La Cour avait lancé mardi un cri d'alarme rare vers l'Europe en se disant victime "d'attaques sans précédent" de l'exécutif.
Des ONG renommées comme le Comité Helsinki pour les droits de l'Homme ou Freedom House, si elles ne contestent pas en soi la procédure de destitution permise par la Constitution roumaine, ont vivement dénoncé la manière dont elle est menée, parlant d'une "attaque concertée contre la démocratie et l'Etat de droit".
Le Premier ministre roumain Victor Ponta a tenté de rassurer "face aux inquiétudes légitimes de nos partenaires européens et internationaux dans cette période de crise politique".
"La Roumanie va rester un pays stable où l'Etat de droit, la Constitution, les normes européennes et internationales vont être respectés", a-t-il affirmé en indiquant qu'il se rendrait à Bruxelles la semaine prochaine pour donner des garanties à ses partenaires. Il s'est dit prêt à accepter une évaluation de la légalité des décisions prises ces derniers jours.
L'instabilité politique en Roumanie, un des pays les plus pauvres d'Europe, pourrait avoir des conséquences sur les investissements, ont estimé des analystes. Le cours de la monnaie nationale, le leu, a fortement chuté ces derniers jours.

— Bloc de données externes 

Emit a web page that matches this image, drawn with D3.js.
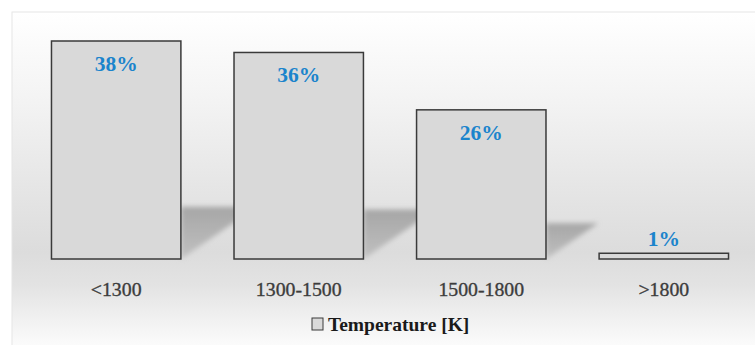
<!DOCTYPE html>
<html>
<head>
<meta charset="utf-8">
<script src="https://cdn.jsdelivr.net/npm/d3@7"></script>
<style>
  html, body { margin: 0; padding: 0; background: #ffffff; }
  svg { display: block; }
</style>
</head>
<body>
<svg id="chart" width="755" height="345"></svg>
<script>
// Share of samples per temperature range
const categories = ["<1300", "1300-1500", "1500-1800", ">1800"];
const values = [38, 36, 26, 1];
const valueLabels = ["38%", "36%", "26%", "1%"];
const seriesName = "Temperature [K]";

const W = 755, H = 345;
const svg = d3.select("#chart");
const defs = svg.append("defs");

// Panel background: vertical grey gradient
const bg = defs.append("linearGradient")
  .attr("id", "panelGrad")
  .attr("gradientUnits", "userSpaceOnUse")
  .attr("x1", 0).attr("y1", 12).attr("x2", 0).attr("y2", 345);
[[0, "#ffffff"], [0.25, "#f4f4f4"], [0.5, "#e7e7e7"], [0.72, "#dcdcdc"], [0.82, "#e3e3e3"], [1, "#fbfbfb"]]
  .forEach(([o, c]) => bg.append("stop").attr("offset", o).attr("stop-color", c));

// Soft shadow
const blur = defs.append("filter").attr("id", "soft")
  .attr("x", "-20%").attr("y", "-20%").attr("width", "140%").attr("height", "140%");
blur.append("feGaussianBlur").attr("stdDeviation", 2.6);

const shGrad = defs.append("linearGradient")
  .attr("id", "shadowGrad").attr("x1", 0).attr("y1", 0).attr("x2", 0).attr("y2", 1);
shGrad.append("stop").attr("offset", 0).attr("stop-color", "#a6a6a6");
shGrad.append("stop").attr("offset", 1).attr("stop-color", "#c0c0c0");

svg.append("rect")
  .attr("x", 12).attr("y", 12).attr("width", W).attr("height", H)
  .attr("fill", "url(#panelGrad)")
  .attr("stroke", "#e6e6e6").attr("stroke-width", 1);

// Scales
const x = d3.scaleBand()
  .domain(categories)
  .range([25, 755])
  .paddingInner(0.291)
  .paddingOuter(0.145);

const y = d3.scaleLinear()
  .domain([0, 38])
  .range([259, 41]);

const data = categories.map((c, i) => ({ cat: c, v: values[i], label: valueLabels[i] }));

// Perspective shadows behind each bar
svg.append("g").selectAll("path")
  .data(data)
  .join("path")
  .attr("d", d => {
    const right = x(d.cat) + x.bandwidth();
    const h = (y(0) - y(d.v)) * 0.24;
    const s = (y(0) - y(d.v)) * 0.35;
    return `M${right},${y(0)} L${right},${y(0) - h} L${right + s},${y(0) - h} Z`;
  })
  .attr("fill", "url(#shadowGrad)")
  .attr("filter", "url(#soft)");

// Bars
svg.append("g").selectAll("rect")
  .data(data)
  .join("rect")
  .attr("x", d => x(d.cat))
  .attr("y", d => y(d.v))
  .attr("width", x.bandwidth())
  .attr("height", d => y(0) - y(d.v))
  .attr("fill", "#d9d9d9")
  .attr("stroke", "#3a3a3a")
  .attr("stroke-width", 1.5);

// Value labels
svg.append("g").selectAll("text")
  .data(data)
  .join("text")
  .attr("x", d => x(d.cat) + x.bandwidth() / 2)
  .attr("y", d => (y(0) - y(d.v)) > 40 ? y(d.v) + 30 : y(d.v) - 7)
  .attr("text-anchor", "middle")
  .attr("font-family", "'Liberation Serif', 'DejaVu Serif', serif")
  .attr("font-weight", "bold")
  .attr("font-size", 21.5)
  .attr("fill", "#1b84cc")
  .text(d => d.label);

// Category axis (labels only)
const xAxis = svg.append("g")
  .attr("transform", `translate(0,${y(0)})`)
  .call(d3.axisBottom(x).tickSize(0).tickPadding(23));
xAxis.select(".domain").remove();
xAxis.selectAll("text")
  .attr("font-family", "'Liberation Serif', 'DejaVu Serif', serif")
  .attr("font-size", 19.8)
  .attr("fill", "#3c3c3c")
  .attr("stroke", "#3c3c3c")
  .attr("stroke-width", 0.35);

// Legend
const legend = svg.append("g").attr("transform", "translate(312,318)");
legend.append("rect")
  .attr("x", 0).attr("y", 0).attr("width", 11).attr("height", 12)
  .attr("fill", "#d9d9d9").attr("stroke", "#3a3a3a").attr("stroke-width", 1);
legend.append("text")
  .attr("x", 16).attr("y", 13)
  .attr("font-family", "'Liberation Serif', 'DejaVu Serif', serif")
  .attr("font-weight", "bold")
  .attr("font-size", 19.5)
  .attr("fill", "#1a1a1a")
  .text(seriesName);
</script>
</body>
</html>
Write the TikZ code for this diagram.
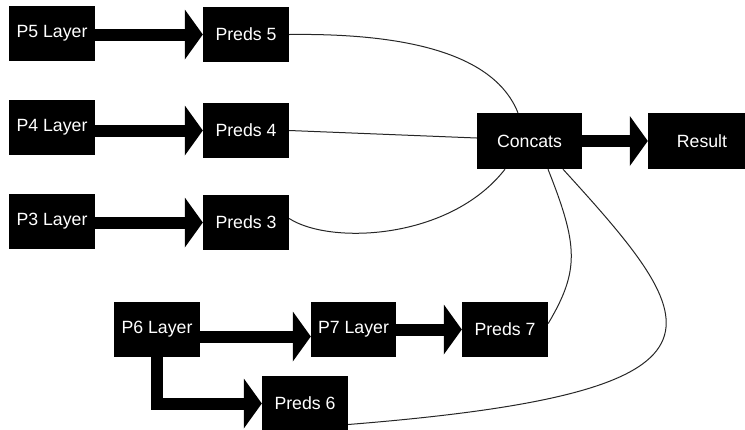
\documentclass[tikz,border=0pt]{standalone}
\usepackage{fontspec}
\setmainfont{Liberation Sans}
\usetikzlibrary{arrows.meta}
\tikzset{
  box/.style={fill=black, draw=none, text=white, inner sep=0pt,
    font=\fontsize{17.7}{20}\selectfont, minimum height=55pt},
  fat/.style={line width=12pt, line join=miter,
    -{Triangle[length=18pt,width=50pt,line width=0pt]}},
  thin/.style={line width=1pt, draw=black!85}
}
\begin{document}
\begin{tikzpicture}[x=1pt,y=-1pt]
\useasboundingbox (0,0) rectangle (745,429);
% top rows
\node[box, minimum width=86pt] (p5) at (52,33.5) {P5 Layer};
\node[box, minimum width=86pt] (r5) at (246,34.5) {Preds 5};
\node[box, minimum width=86pt] (p4) at (52,127) {P4 Layer};
\node[box, minimum width=86pt] (r4) at (246,130.5) {Preds 4};
\node[box, minimum width=86pt] (p3) at (52,221) {P3 Layer};
\node[box, minimum width=86pt] (r3) at (246,222.5) {Preds 3};
% concat and result
\node[box, minimum width=105pt, minimum height=56pt] (cc) at (529.5,141) {Concats};
\node[box, minimum width=108pt, minimum height=56pt] (res) at (702,141) {Result};
% bottom
\node[box, minimum width=86pt] (p6) at (157,329.5) {P6 Layer};
\node[box, minimum width=85pt] (p7) at (353.5,329.5) {P7 Layer};
\node[box, minimum width=86pt] (r7) at (505,329.5) {Preds 7};
\node[box, minimum width=86pt] (r6) at (305,403.5) {Preds 6};
% fat arrows
\draw[fat] (p5.east |- r5.west) -- (r5.west);
\draw[fat] (p4.east |- r4.west) -- (r4.west);
\draw[fat] (p3.east |- r3.west) -- (r3.west);
\draw[fat] (cc.east) -- (res.west);
\draw[fat] ([yshift=-7pt]p6.east) -- ([yshift=-7pt]p7.west);
\draw[fat] (p7.east) -- (r7.west);
\draw[fat] (p6.south) |- (r6.west);
% thin connectors
\draw[thin] (r5.east) .. controls (410,33) and (495,55) .. (cc.north west -| 518,0);
\draw[thin] (r4.east) -- ([yshift=3pt]cc.west);
\draw[thin] ([yshift=4pt]r3.east) .. controls (330,245) and (450,240) .. (cc.south west -| 505,0);
\draw[thin] (cc.south west -| 548,0) .. controls (578,245) and (580,270) .. ([yshift=6pt]r7.east);
\draw[thin] (cc.south west -| 563,0) .. controls (705,325) and (755,392) .. ([yshift=-21pt]r6.east);
\end{tikzpicture}
\end{document}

Après avoir subi deux ans de récession sévère en 2009 et 2010, la Roumanie a renoué avec la croissance en 2011, grâce à une aide d'urgence de 20 milliards d'euros du Fonds monétaire international (FMI) et de l'Union européenne.
En échange, l'ancien gouvernement de centre droit, soutenu par M. Basescu, avait consenti à une cure d'austérité draconienne, coupant de manière temporaire les salaires de la fonction publique de 25% en 2010.